PR and social media are in a virtual online horse race, without a clear winner. Google “public relations” and you get 35,000,000 results. “Social media” is close behind with 31,000,000 results. Note that the latter results were garnered in the last 2-3 years, compared to PR’s 100+. Granted, the web as we know it has been around since about 1996—which should still give PR a much larger lead than it currently enjoys.

My solution is for public relations and social media to walk down the aisle and join in holy matrimony as social relations. Google search results for “social relations”: 4,170,000

I predict that both of these professions can’t co-exist forever. Recall that social media started its short life as “social marketing.” Since those golden days of yesteryear, circa 2008, it has already had an identity crisis.

Both of these crafts/professions/disciplines would benefit and profit from a more unified moniker. Public relations is too stodgy to carry the flag for both, in my opinion. Hey kids, what would you rather study in college—social media or PR?

On the other hand, social media is too self-referential to tools (online media properties) vs. the actual usage of the tools and the holistic approach to “social media” as an evolutionary communications practice.

Social relations has a nice ring to it. Public media? Not so much. Ditto for social media relations.

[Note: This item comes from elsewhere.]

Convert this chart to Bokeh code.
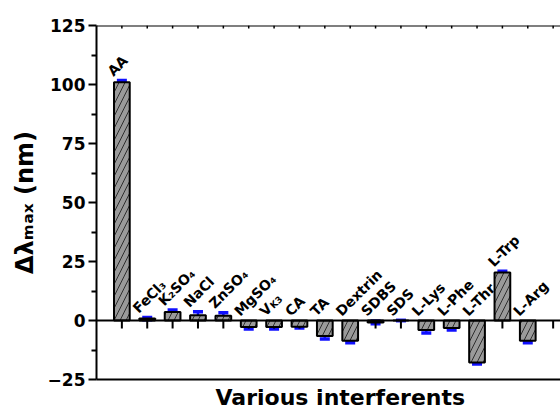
import math
from bokeh.plotting import figure
from bokeh.models import (ColumnDataSource, FixedTicker, LinearAxis, Range1d, Span,
                          Whisker, TeeHead, Label, Title)
from bokeh.core.properties import value
from bokeh.embed import file_html
from bokeh.resources import INLINE

# ---- data ----
labels = ["AA", "FeCl₃", "K₂SO₄", "NaCl", "ZnSO₄", "MgSO₄", "V", "CA", "TA",
          "Dextrin", "SDBS", "SDS", "L-Lys", "L-Phe", "L-Thr", "L-Trp", "L-Arg"]
values = [101.0, 0.8, 3.6, 2.2, 2.0, -2.8, -2.8, -2.6, -6.6, -8.6, -0.8, 0.0,
          -4.0, -3.2, -17.8, 20.3, -8.6]
errors = [0.7, 0.5, 0.8, 1.5, 1.3, 0.8, 0.8, 0.6, 1.2, 0.8, 0.6, 0.0,
          1.3, 0.8, 0.6, 0.6, 0.8]
y_ticks = [-25, 0, 25, 50, 75, 100, 125]
y_minor = [-12.5, 12.5, 37.5, 62.5, 87.5, 112.5]
x_title = "Various interferents"
y_title = "Δλₘₐₓ (nm)"

FONT = "DejaVu Sans"

idx = list(range(len(labels)))
tick_pos = list(range(len(labels) + 1))
lab_y = [max(v + e, 0) if v > 0 else 0 for v, e in zip(values, errors)]
src = ColumnDataSource(dict(
    x=idx, top=values, lab=labels, lab_y=lab_y,
    upper=[v + e for v, e in zip(values, errors)],
    lower=[v - e for v, e in zip(values, errors)],
))
tsrc = ColumnDataSource(dict(x=tick_pos))

p = figure(width=560, height=416, output_backend="svg", toolbar_location=None,
           x_range=Range1d(-1, 17.29), y_range=Range1d(-25, 125),
           min_border_left=96, min_border_right=0, min_border_top=25,
           min_border_bottom=37, x_axis_type=None, y_axis_type=None)
p.outline_line_color = None
p.xgrid.visible = False
p.ygrid.visible = False

# left axis
ya = LinearAxis(ticker=FixedTicker(ticks=y_ticks, minor_ticks=y_minor))
ya.axis_line_width = 2
ya.major_tick_line_width = 2
ya.minor_tick_line_width = 2
ya.major_tick_out = 8
ya.major_tick_in = 0
ya.minor_tick_out = 5
ya.minor_tick_in = 0
ya.major_label_standoff = 3
ya.major_label_text_font = FONT
ya.major_label_text_font_style = "bold"
ya.major_label_text_font_size = "17px"
ya.major_label_text_color = "black"
ya.axis_label = y_title
ya.axis_label_standoff = 6
ya.axis_label_text_font = FONT
ya.axis_label_text_font_style = "bold"
ya.axis_label_text_font_size = "24px"
ya.axis_label_text_color = "black"
p.add_layout(ya, "left")

# bottom axis (frame line only)
ba = LinearAxis(ticker=FixedTicker(ticks=[], minor_ticks=[]))
ba.axis_line_width = 2
ba.major_tick_out = 0
ba.major_tick_in = 0
p.add_layout(ba, "below")

# x title
p.add_layout(Title(text=x_title, align="left", offset=119, standoff=7,
                   text_font=FONT, text_font_style="bold",
                   text_font_size="22px", text_color="black"), "below")

# top frame line with small ticks
p.add_layout(Span(location=125, dimension="width", line_color="black", line_width=2))
p.ray(x="x", y=125, length=3, angle=-math.pi / 2, length_units="screen",
      line_color="black", line_width=1.5, source=tsrc)

# zero line with category ticks
p.add_layout(Span(location=0, dimension="width", line_color="black", line_width=2))
p.ray(x="x", y=0, length=8, angle=-math.pi / 2, length_units="screen",
      line_color="black", line_width=2, source=tsrc)

# bars
p.vbar(x="x", top="top", bottom=0, width=0.62, source=src,
       fill_color="#9a9a9a", line_color="black", line_width=2,
       hatch_pattern="/", hatch_color="black", hatch_scale=12, hatch_weight=0.7)

# error bars
wh = Whisker(base="x", upper="upper", lower="lower", source=src,
             line_color="#1010ff", line_width=2.5,
             upper_head=TeeHead(size=10, line_color="#1010ff", line_width=3.5),
             lower_head=TeeHead(size=10, line_color="#1010ff", line_width=3.5))
p.add_layout(wh)

# category labels
p.text(x="x", y="lab_y", text="lab", source=src, angle=math.pi / 4,
       x_offset=-12, y_offset=-7, text_align="left", text_baseline="alphabetic",
       text_font=value(FONT), text_font_style="bold", text_font_size="14px",
       text_color="black")
# subscript of V_K3
p.add_layout(Label(x=6, y=0, text="K3", angle=math.pi / 4, x_offset=-2.5,
                   y_offset=13.5, text_align="left", text_baseline="alphabetic",
                   text_font=FONT, text_font_style="bold", text_font_size="9px",
                   text_color="black"))

open("out.html", "w").write(file_html(p, INLINE))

Social should move to the forefront, replacing public and representing the new overarching framework for creating ongoing dialogues between companies and consumers.

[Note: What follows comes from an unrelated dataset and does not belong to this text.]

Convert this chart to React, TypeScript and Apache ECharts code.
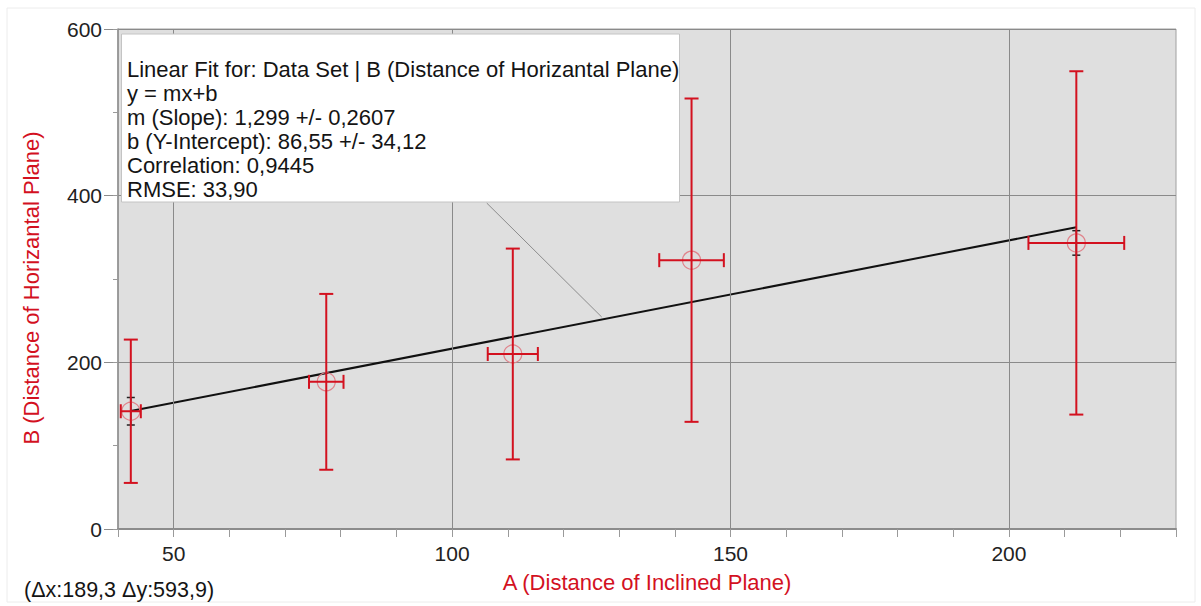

Convincing proponents in either camp to accept a combined term will be challenging. PR will argue that it’s the proven profession. Social media will claim it is usurping the “old man.” But both can’t continue without forfeiting certain bragging rights and revenue to the opposing side. Years ago, integrated marketing was all the rage, then vanished when the Internet showed up. Suddenly everything splintered, with web design and later SEO firms and other specialists taking away big chunks of creativity, production and money from advertising, PR and marketing agencies.

If PR firms aren’t careful, they stand to lose out to social media experts. Likewise, social media professionals are at risk for becoming niche players.

Social relations would be the start of a beautiful new partnership, with companies and consumers as the real winners in a new era of open communications.